Google has released a chart showing its voyage, heading out into the South Pacific near Dunedin and for the first four weeks out over the ocean. For three weeks it made a big circle across the empty South East Pacific and by week six it was south of Cape Horn at the end of South America. A week later it was south of Cape Town in South Africa.

Between weeks eight and 11 the balloon flew across much of Australia, reaching the Tasman Sea near the Queensland-New South Wales border. Anybody checking their wifi connections in Sydney at the time might even have noticed it.

A week later it was north of Cape Reinga and charging across the Pacific again.

In one dramatic week it sped from the southeast Pacific to the southern Indian Ocean.

The map ends with Ibis 152 flying 18,200 metres over the ocean between the Auckland and Campbell Islands - still offering free wifi to anybody well south of Invercargill.

An earlier balloon out of New Zealand, Ibis 162, circled the globe three times before returning to Earth. One of its circumnavigations set a record of just 22 days.

Mike Cassidy, a project director at Google's high-risk research Division X, told Wired that internet service enabled by high-altitude balloons was more than a possibility.

"We've definitely crossed the point where there's a greater than 50 per cent chance that this will happen," he said.

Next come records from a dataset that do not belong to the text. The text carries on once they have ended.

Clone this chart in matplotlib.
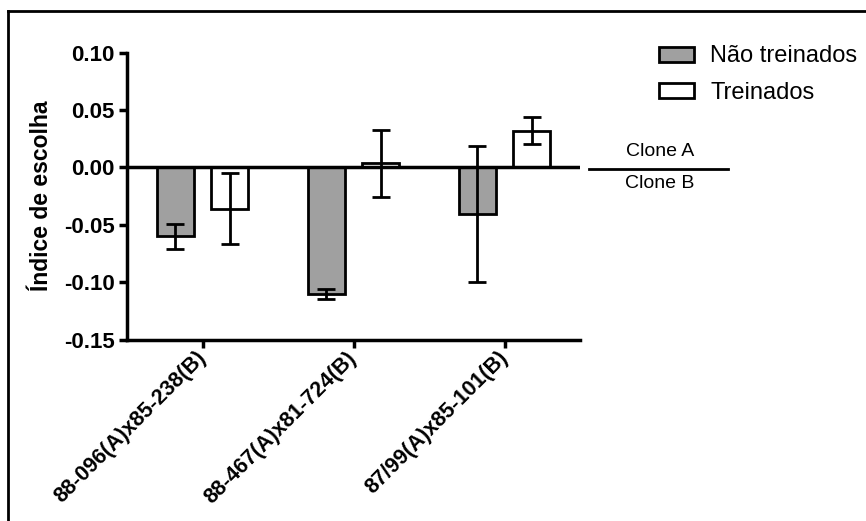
import numpy as np
import matplotlib
matplotlib.use('Agg')
import matplotlib.pyplot as plt
from matplotlib.lines import Line2D

plt.rcParams['font.family'] = ['Liberation Sans', 'DejaVu Sans']

categories = ['88-096(A)x85-238(B)', '88-467(A)x81-724(B)', '87/99(A)x85-101(B)']
nao_treinados = [-0.060, -0.1105, -0.0405]
nao_treinados_err = [0.011, 0.0045, 0.0595]
treinados = [-0.036, 0.0035, 0.032]
treinados_err = [0.031, 0.0295, 0.0118]
series_labels = ['Não treinados', 'Treinados']
yticks = [-0.15, -0.10, -0.05, 0.00, 0.05, 0.10]

W, H = 866, 521
fig = plt.figure(figsize=(W / 100, H / 100), dpi=100)
ax = fig.add_axes([127 / W, 1 - 339.5 / H, (580 - 127) / W, (339.5 - 52.7) / H])

x = np.arange(len(categories))
w = 0.245
off = 0.18
ekw = dict(elinewidth=2, capthick=2, capsize=6.5, ecolor='black')
ax.bar(x - off, nao_treinados, w, yerr=nao_treinados_err, color='#a0a0a0',
       edgecolor='black', linewidth=2, error_kw=ekw, label=series_labels[0], zorder=2)
ax.bar(x + off, treinados, w, yerr=treinados_err, color='white',
       edgecolor='black', linewidth=2, error_kw=ekw, label=series_labels[1], zorder=2)
ax.axhline(0, color='black', linewidth=2.5, zorder=3)

ax.set_xlim(-0.5, 2.5)
ax.set_ylim(-0.15, 0.10)
ax.set_yticks(yticks)
ax.set_yticklabels(['%.2f' % v for v in yticks], fontsize=16, fontweight='bold')
ax.set_xticks(x)
ax.set_xticklabels(categories, rotation=45, ha='right', va='center', rotation_mode='anchor',
                   fontsize=15.5, fontweight='bold')
ax.tick_params(width=2.5, length=6, direction='out', pad=3)
ax.tick_params(axis='x', pad=5)
ax.set_ylabel('Índice de escolha', fontsize=16.5, fontweight='bold')
ax.yaxis.set_label_coords(-0.163, 0.5)
for s in ['top', 'right']:
    ax.spines[s].set_visible(False)
for s in ['left', 'bottom']:
    ax.spines[s].set_linewidth(2.5)

leg = fig.legend(loc='upper left', bbox_to_anchor=(650 / W, 1 - 36 / H), frameon=False,
                 fontsize=17, handlelength=1.45, handleheight=0.6, labelspacing=0.62,
                 handletextpad=0.7, borderaxespad=0)

# Clone A / Clone B annotation
fig.add_artist(Line2D([589 / W, 728 / W], [1 - 168.5 / H, 1 - 168.5 / H],
                      color='black', linewidth=2))
fig.text(660 / W, 1 - 151 / H, 'Clone A', ha='center', va='center', fontsize=14)
fig.text(660 / W, 1 - 184 / H, 'Clone B', ha='center', va='center', fontsize=14)

# outer frame (top and left)
fig.add_artist(Line2D([8 / W, 1], [1 - 11 / H, 1 - 11 / H], color='black', linewidth=2))
fig.add_artist(Line2D([8 / W, 8 / W], [0, 1 - 11 / H], color='black', linewidth=2))

fig.savefig('out.png', dpi=100)
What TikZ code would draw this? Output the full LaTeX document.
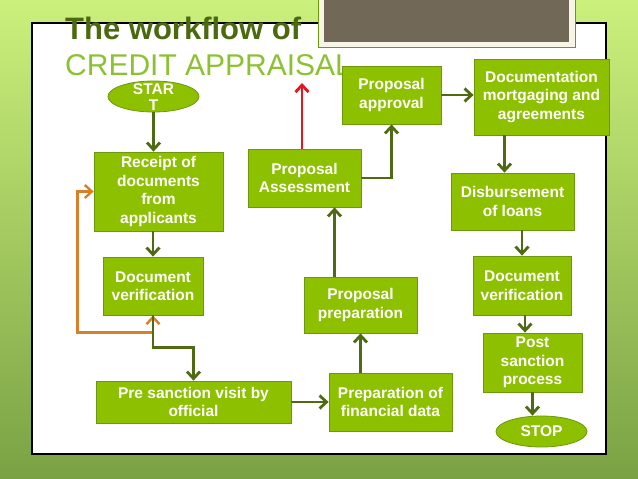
\documentclass[tikz,border=0pt]{standalone}
\usepackage{fontspec}
\setmainfont{Liberation Sans}
\usetikzlibrary{shapes.geometric,calc,arrows.meta,positioning}
\definecolor{boxfill}{RGB}{141,193,0}
\definecolor{boxedge}{RGB}{108,152,12}
\definecolor{flowgreen}{RGB}{78,107,20}
\definecolor{loopback}{RGB}{214,128,42}
\definecolor{redflow}{RGB}{232,20,30}
\definecolor{titledark}{RGB}{75,106,16}
\definecolor{titlelight}{RGB}{140,194,50}
\definecolor{slate}{RGB}{113,104,88}
\definecolor{bgtop}{RGB}{204,240,124}
\definecolor{bgbottom}{RGB}{122,162,68}

\begin{document}
\begin{tikzpicture}[x=1pt, y=-1pt, >={Straight Barb[length=7pt,width=13pt]},
  box/.style={draw=boxedge, line width=0.8pt, fill=boxfill, text=white, align=center, inner sep=1pt, font=\bfseries\fontsize{15.5}{18.5}\selectfont},
  oval/.style={box, ellipse, minimum width=91pt, minimum height=31pt, inner sep=0pt},
  flow/.style={->, draw=flowgreen, line width=2.8pt},
  backflow/.style={<->, draw=loopback, line width=2.4pt}]
\useasboundingbox (0,0) rectangle (638,479);
% background and panel
\shade[top color=bgtop, bottom color=bgbottom] (0,0) rectangle (638,479);
\draw[fill=white, line width=1.2pt] (32,23) rectangle (606,454);
\draw[fill=white!93!olive, draw=boxedge, line width=0.6pt] (318,-5) rectangle (575,47);
\fill[slate] (324,-5) rectangle (569,42);
% title
\node[anchor=base west, inner sep=0pt, text=titledark, font=\bfseries\fontsize{31}{36}\selectfont] (title) at (65,39) {The workflow of};
\node[anchor=base west, inner sep=0pt, text=titlelight, font=\fontsize{30}{36}\selectfont] (subtitle) at (65,75) {CREDIT APPRAISAL};
% steps
\node[oval] (start) at (153.5,96.5) {\raisebox{3.5pt}{\smash{\begin{tabular}[t]{@{}c@{}}STAR\\[-3pt]T\end{tabular}}}};
\node[box, minimum width=129pt, minimum height=79pt] (receipt) at (158.5,191.5) {Receipt of\\documents\\from\\applicants};
\node[box, minimum width=100pt, minimum height=58pt] (docver) at (153,286) {Document\\verification};
\node[box, minimum width=195pt, minimum height=42pt] (previsit) at (193.5,402) {Pre sanction visit by\\official};
\node[box, minimum width=123pt, minimum height=58pt] (findata) at (390.5,402) {Preparation of\\financial data};
\node[box, minimum width=113pt, minimum height=56pt] (prep) at (360.5,305) {Proposal\\preparation};
\node[box, minimum width=113pt, minimum height=58pt] (assess) at (304.5,178) {Proposal\\Assessment};
\node[box, minimum width=99pt, minimum height=58pt] (approve) at (391.5,95) {Proposal\\approval};
\node[box, minimum width=135pt, minimum height=76pt] (mortg) at (541.5,97) {Documentation\\mortgaging and\\agreements};
\node[box, minimum width=123pt, minimum height=57pt] (disburse) at (512.5,201.5) {Disbursement\\of loans};
\node[box, minimum width=98pt, minimum height=59pt] (postver) at (522,285.5) {Document\\verification};
\node[box, minimum width=99pt, minimum height=59pt] (postsanc) at (532.5,362.5) {Post\\sanction\\process};
\node[oval] (stop) at (541.5,431.5) {STOP};
\coordinate (redtip) at (302,83);
% connectors
\draw[backflow] (docver.south) -- ++(0,17) -| ([xshift=-16pt]receipt.west) -- (receipt.west);
\draw[flow] (start.south) -- (start.south |- receipt.north);
\draw[flow] (docver.north |- receipt.south) -- (docver.north);
\draw[flow] (docver.south) -- ++(0,32) -| (previsit.north);
\draw[flow] (previsit) -- (findata);
\draw[flow] (prep.south |- findata.north) -- (prep.south);
\draw[flow] ([xshift=-26pt]prep.north) -- ([xshift=-26pt]prep.north |- assess.south);
\draw[flow] (assess.east) -| (approve.south);
\draw[->, draw=redflow, line width=2.8pt] (redtip |- assess.north) -- (redtip);
\draw[flow] (approve) -- (approve -| mortg.west);
\draw[flow] ([xshift=-8pt]disburse.north |- mortg.south) -- ([xshift=-8pt]disburse.north);
\draw[flow] (postver.north |- disburse.south) -- (postver.north);
\draw[flow] ([xshift=3pt]postver.south) -- ([xshift=3pt]postver.south |- postsanc.north);
\draw[flow] (postsanc.south) -- (postsanc.south |- stop.north);
\end{tikzpicture}
\end{document}
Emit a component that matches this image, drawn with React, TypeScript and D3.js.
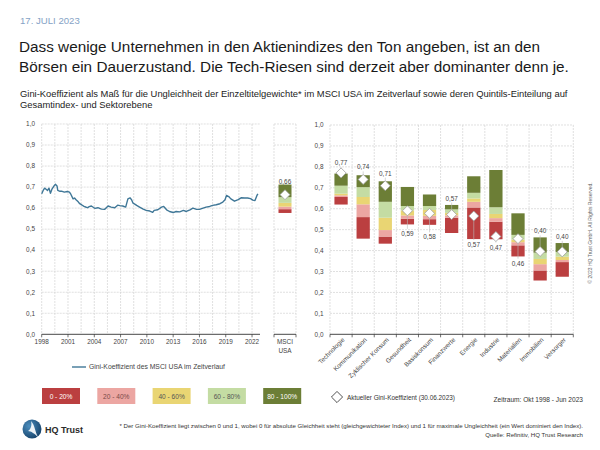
import React from "react";
import * as d3 from "d3";

// ---------- DATA ----------
const lineDates = [
  "1998-10","1998-12","1999-02","1999-04","1999-06","1999-08","1999-10","1999-12",
  "2000-03","2000-05","2000-07","2000-08","2000-11","2001-01","2001-05","2001-09",
  "2001-12","2002-02","2002-05","2002-07","2002-09","2002-12","2003-02","2003-05",
  "2003-08","2003-11","2004-01","2004-03","2004-06","2004-09","2004-11","2005-03",
  "2005-06","2005-08","2005-12","2006-02","2006-05","2006-09","2007-02","2007-06",
  "2007-09","2008-01","2008-05","2008-08","2008-11","2009-01","2009-03","2009-06",
  "2009-08","2009-12","2010-05","2010-09","2011-02","2011-06","2011-08","2012-01",
  "2012-06","2012-09","2013-01","2013-05","2013-10","2014-02","2014-07","2014-12",
  "2015-04","2015-09","2016-01","2016-06","2016-10","2017-03","2017-07","2017-12",
  "2018-04","2018-09","2019-02","2019-06","2019-09","2019-11","2020-02","2020-05",
  "2020-10","2021-03","2021-07","2021-12","2022-04","2022-08","2022-11","2023-02",
  "2023-05","2023-06"
];
const lineValues = [
  0.668,0.684,0.695,0.690,0.684,0.695,0.671,0.690,
  0.706,0.713,0.705,0.684,0.680,0.681,0.676,0.679,
  0.676,0.665,0.644,0.648,0.640,0.630,0.621,0.615,
  0.608,0.604,0.602,0.607,0.610,0.603,0.599,0.602,
  0.598,0.595,0.594,0.600,0.610,0.605,0.602,0.614,
  0.612,0.610,0.605,0.644,0.649,0.640,0.624,0.618,
  0.613,0.605,0.595,0.589,0.586,0.580,0.589,0.592,
  0.605,0.608,0.592,0.584,0.579,0.584,0.582,0.589,
  0.584,0.592,0.600,0.594,0.594,0.600,0.605,0.608,
  0.613,0.616,0.621,0.629,0.640,0.660,0.655,0.644,
  0.633,0.640,0.649,0.648,0.648,0.645,0.638,0.636,
  0.662,0.668
];
const yTickValues = [0, 0.1, 0.2, 0.3, 0.4, 0.5, 0.6, 0.7, 0.8, 0.9, 1.0];
const xTickYears = [1998, 2001, 2004, 2007, 2010, 2013, 2016, 2019, 2022];

const sectors = [
  "Technologie","Kommunikation","Zyklischer Konsum","Gesundheit","Basiskonsum",
  "Finanzwerte","Energie","Industrie","Materialien","Immobilien","Versorger"
];
const p0   = [0.620,0.457,0.433,0.525,0.523,0.484,0.455,0.454,0.372,0.257,0.275];
const p20  = [0.656,0.560,0.467,0.552,0.550,0.557,0.606,0.538,0.425,0.305,0.345];
const p40  = [0.664,0.621,0.498,0.568,0.566,0.568,0.633,0.555,0.440,0.335,0.355];
const p60  = [0.672,0.656,0.557,0.592,0.594,0.580,0.649,0.575,0.452,0.360,0.371];
const p80  = [0.710,0.703,0.633,0.613,0.613,0.597,0.676,0.607,0.475,0.390,0.393];
const p100 = [0.768,0.760,0.731,0.704,0.668,0.618,0.755,0.785,0.578,0.463,0.436];
const current = [0.771,0.740,0.710,0.590,0.578,0.572,0.565,0.467,0.457,0.396,0.394];
const currentLabels = ["0,77","0,74","0,71","0,59","0,58","0,57","0,57","0,47","0,46","0,40","0,40"];

const msciBounds = [0.577, 0.595, 0.607, 0.625, 0.652, 0.712];
const msciCurrent = 0.664;
const msciLabel = "0,66";

const quintileNames = ["0 - 20%", "20 - 40%", "40 - 60%", "60 - 80%", "80 - 100%"];

// ---------- LAYOUT / STYLE ----------
const FONT = "'Liberation Sans', Arial, Helvetica, sans-serif";
const qColors = ["#bb3f40", "#eca6a2", "#e9d573", "#c4dca3", "#6c7e36"];
const qText = ["#ffffff", "#7a4a48", "#555555", "#555555", "#ffffff"];
const labelDy = [-8, -10, -10, 25, 26, -14, 31, 13, 27, -18, -13];
const msciLabelDy = -11;
const gridColor = "#d2d2d2";

function fmt(v: number) {
  return v.toFixed(1).replace(".", ",");
}

export default function App() {
  const parse = d3.timeParse("%Y-%m");
  const lineData = lineDates.map((d, i) => ({ date: parse(d) as Date, value: lineValues[i] }));

  const xL = d3.scaleTime().domain([new Date(1998, 9, 1), new Date(2023, 9, 1)]).range([41.7, 260.8]);
  const yL = d3.scaleLinear().domain([0, 1]).range([334.3, 124]);
  const line = d3.line<{ date: Date; value: number }>().x(d => xL(d.date)).y(d => yL(d.value)).curve(d3.curveLinear);
  const vGrid = d3.range(0, 17).map(i => new Date(1998, 9 + 18 * i, 1));
  const xTicks = xTickYears.map((y, i) => ({ date: new Date(1998 + 3 * i, 9, 1), label: String(y) }));

  const mx0 = 274, mx1 = 296;
  const mBarX = 278.5, mBarW = 13;

  const xR = d3.scaleBand<string>().domain(sectors).range([330, 573.3]).paddingInner(0.4).paddingOuter(0.2);
  const yR = d3.scaleLinear().domain([0, 1]).range([334.3, 125]);
  const step = xR.step();
  const bandEdges = d3.range(0, sectors.length + 1).map(i => 330 + i * step);

  const diamond = d3.symbol().type(d3.symbolSquare).size(50)();
  const diamondBig = d3.symbol().type(d3.symbolSquare).size(62)();

  const bounds = sectors.map((_, i) => [p0[i], p20[i], p40[i], p60[i], p80[i], p100[i]]);

  return (
    <svg width={600} height={450} style={{ position: "absolute", left: 0, top: 0, background: "#fff" }} fontFamily={FONT}>
      <rect x={0} y={0} width={600} height={450} fill="#fff" />
      {/* header */}
      <text x={20} y={24} fontSize={9.6} fill="#86a3c6">17. JULI 2023</text>
      <text x={19} y={52} fontSize={15.3} fill="#1a1a1a">Dass wenige Unternehmen in den Aktienindizes den Ton angeben, ist an den</text>
      <text x={19} y={72} fontSize={15.3} fill="#1a1a1a">Börsen ein Dauerzustand. Die Tech-Riesen sind derzeit aber dominanter denn je.</text>
      <text x={20} y={97} fontSize={9.4} fill="#222">Gini-Koeffizient als Maß für die Ungleichheit der Einzeltitelgewichte* im MSCI USA im Zeitverlauf sowie deren Quintils-Einteilung auf</text>
      <text x={20} y={108} fontSize={9.4} fill="#222">Gesamtindex- und Sektorebene</text>

      {/* left chart grid */}
      {yTickValues.map(v => (
        <g key={"lg" + v}>
          {v > 0 && <line x1={41.7} x2={260} y1={yL(v)} y2={yL(v)} stroke={gridColor} strokeWidth={0.7} strokeDasharray="2,1" />}
          {v > 0 && <line x1={mx0} x2={mx1} y1={yL(v)} y2={yL(v)} stroke={gridColor} strokeWidth={0.7} strokeDasharray="2,1" />}
          <text x={35} y={yL(v) + 2.3} fontSize={6.4} fill="#444" textAnchor="end">{fmt(v)}</text>
        </g>
      ))}
      {vGrid.map((d, i) => (
        <line key={"vg" + i} x1={xL(d)} x2={xL(d)} y1={yL(1)} y2={yL(0)} stroke={gridColor} strokeWidth={0.7} strokeDasharray="2,1" />
      ))}
      <line x1={mx0} x2={mx0} y1={yL(1)} y2={yL(0)} stroke={gridColor} strokeWidth={0.7} strokeDasharray="2,1" />
      <line x1={mx1} x2={mx1} y1={yL(1)} y2={yL(0)} stroke={gridColor} strokeWidth={0.7} strokeDasharray="2,1" />

      {/* left line */}
      <path d={line(lineData) || ""} fill="none" stroke="#3f7797" strokeWidth={1.4} strokeLinejoin="round" />

      {/* left x axis */}
      <line x1={41.7} x2={260} y1={yL(0)} y2={yL(0)} stroke="#333" strokeWidth={0.9} />
      {xTicks.map(t => (
        <g key={"xt" + t.label}>
          <line x1={xL(t.date)} x2={xL(t.date)} y1={yL(0)} y2={yL(0) + 3} stroke="#333" strokeWidth={0.7} />
          <text x={xL(t.date)} y={yL(0) + 9.5} fontSize={6.4} fill="#444" textAnchor="middle">{t.label}</text>
        </g>
      ))}

      {/* MSCI USA panel */}
      <line x1={mx0} x2={mx1} y1={yL(0)} y2={yL(0)} stroke="#333" strokeWidth={0.9} />
      <line x1={mx0} x2={mx0} y1={yL(0)} y2={yL(0) + 3} stroke="#333" strokeWidth={0.7} />
      <line x1={mx1} x2={mx1} y1={yL(0)} y2={yL(0) + 3} stroke="#333" strokeWidth={0.7} />
      {qColors.map((c, q) => (
        <rect key={"mq" + q} x={mBarX} width={mBarW} y={yL(msciBounds[q + 1])} height={yL(msciBounds[q]) - yL(msciBounds[q + 1])} fill={c} />
      ))}
      <path d={diamond} transform={`translate(${mBarX + mBarW / 2},${yL(msciCurrent)}) rotate(45)`} fill="#fff" stroke="#999" strokeWidth={0.7} />
      <text x={mBarX + mBarW / 2} y={yL(msciCurrent) + msciLabelDy} fontSize={6.4} fill="#444" textAnchor="middle">{msciLabel}</text>
      <text x={285} y={344} fontSize={6.4} fill="#444" textAnchor="middle">MSCI</text>
      <text x={285} y={353} fontSize={6.4} fill="#444" textAnchor="middle">USA</text>

      {/* right chart grid */}
      {yTickValues.map(v => (
        <g key={"rg" + v}>
          {v > 0 && <line x1={330} x2={573.3} y1={yR(v)} y2={yR(v)} stroke={gridColor} strokeWidth={0.7} strokeDasharray="2,1" />}
          <text x={323.5} y={yR(v) + 2.3} fontSize={6.4} fill="#444" textAnchor="end">{fmt(v)}</text>
        </g>
      ))}
      {bandEdges.map((x, i) => (
        <line key={"rv" + i} x1={x} x2={x} y1={yR(1)} y2={yR(0)} stroke={gridColor} strokeWidth={0.7} strokeDasharray="2,1" />
      ))}

      {/* bars */}
      {sectors.map((s, i) => {
        const bx = xR(s) as number;
        const bw = xR.bandwidth();
        const cx = bx + bw / 2;
        const b = bounds[i];
        const dy = labelDy[i];
        const cy = yR(current[i]);
        const ly = cy + dy;
        return (
          <g key={s}>
            {qColors.map((c, q) => (
              <rect key={q} x={bx} width={bw} y={yR(b[q + 1])} height={yR(b[q]) - yR(b[q + 1])} fill={c} />
            ))}
            {dy > 0 ? (
              <line x1={cx} x2={cx} y1={cy + 5} y2={ly - 7} stroke="#bbb" strokeWidth={0.6} />
            ) : (
              <line x1={cx} x2={cx} y1={ly + 2} y2={cy - 5} stroke="#bbb" strokeWidth={0.6} />
            )}
            <path d={diamond} transform={`translate(${cx},${cy}) rotate(45)`} fill="#fff" stroke="#999" strokeWidth={0.7} />
            <text x={cx} y={ly} fontSize={6.4} fill="#444" textAnchor="middle">{currentLabels[i]}</text>
          </g>
        );
      })}

      {/* right x axis */}
      <line x1={330} x2={573.3} y1={yR(0)} y2={yR(0)} stroke="#333" strokeWidth={0.9} />
      {bandEdges.map((x, i) => (
        <line key={"rt" + i} x1={x} x2={x} y1={yR(0)} y2={yR(0) + 3} stroke="#333" strokeWidth={0.7} />
      ))}
      {sectors.map(s => {
        const cx = (xR(s) as number) + xR.bandwidth() / 2;
        return (
          <text key={"lbl" + s} transform={`translate(${cx + 4},${yR(0) + 6}) rotate(-45)`} fontSize={6.4} fill="#444" textAnchor="end">{s}</text>
        );
      })}

      {/* line legend */}
      <line x1={72} x2={86} y1={367} y2={367} stroke="#3f7797" strokeWidth={1.4} />
      <text x={89} y={369.4} fontSize={6.8} fill="#444">Gini-Koeffizient des MSCI USA im Zeitverlauf</text>

      {/* quintile legend */}
      {quintileNames.map((n, i) => {
        const x = 42 + i * 55.3;
        return (
          <g key={n}>
            <rect x={x} y={388} width={38} height={16} fill={qColors[i]} />
            <text x={x + 19} y={398.5} fontSize={6.6} fill={qText[i]} textAnchor="middle">{n}</text>
          </g>
        );
      })}

      {/* diamond legend */}
      <path d={diamondBig} transform="translate(337,397) rotate(45)" fill="#fff" stroke="#333" strokeWidth={0.8} />
      <text x={347} y={399.5} fontSize={6.4} fill="#333">Aktueller Gini-Koeffizient (30.06.2023)</text>
      <text x={583} y={402} fontSize={6.6} fill="#333" textAnchor="end">Zeitraum: Okt 1998 - Jun 2023</text>

      {/* copyright */}
      <text transform="translate(592,233) rotate(-90)" fontSize={5} fill="#666" textAnchor="middle">© 2023 HQ Trust GmbH. All Rights Reserved.</text>

      {/* logo */}
      <defs>
        <radialGradient id="lg" cx="35%" cy="35%" r="75%">
          <stop offset="0%" stopColor="#4d8fbf" />
          <stop offset="100%" stopColor="#123e66" />
        </radialGradient>
      </defs>
      <circle cx={32} cy={429} r={9.5} fill="url(#lg)" />
      <path d="M31,421 C35,425 35,432 38,437 C35,434 31,431 28,431 C31,429 32,425 31,421 Z" fill="#fff" opacity={0.9} />
      <text x={45} y={433} fontSize={9} fontWeight={600} fill="#2b2b2b">HQ Trust</text>

      {/* footnotes */}
      <text x={583} y={428} fontSize={6.1} fill="#333" textAnchor="end">* Der Gini-Koeffizient liegt zwischen 0 und 1, wobei 0 für absolute Gleichheit steht (gleichgewichteter Index) und 1 für maximale Ungleichheit (ein Wert dominiert den Index).</text>
      <text x={583} y={437} fontSize={6.1} fill="#333" textAnchor="end">Quelle: Refinitiv, HQ Trust Research</text>
    </svg>
  );
}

Division X head Astro Teller told Wired that Google had a clear idea of how it will make money off Loon. While it would connect much of the world's poor, the balloons also connect up for dramatically improved roaming experiences in rich areas.

"Even in the middle of Silicon Valley you can lose connections while driving; large buildings and hills can block the signals," he said.

"Balloons can fill in dead spots."

It said Google was working with Vodafone in New Zealand to make it work.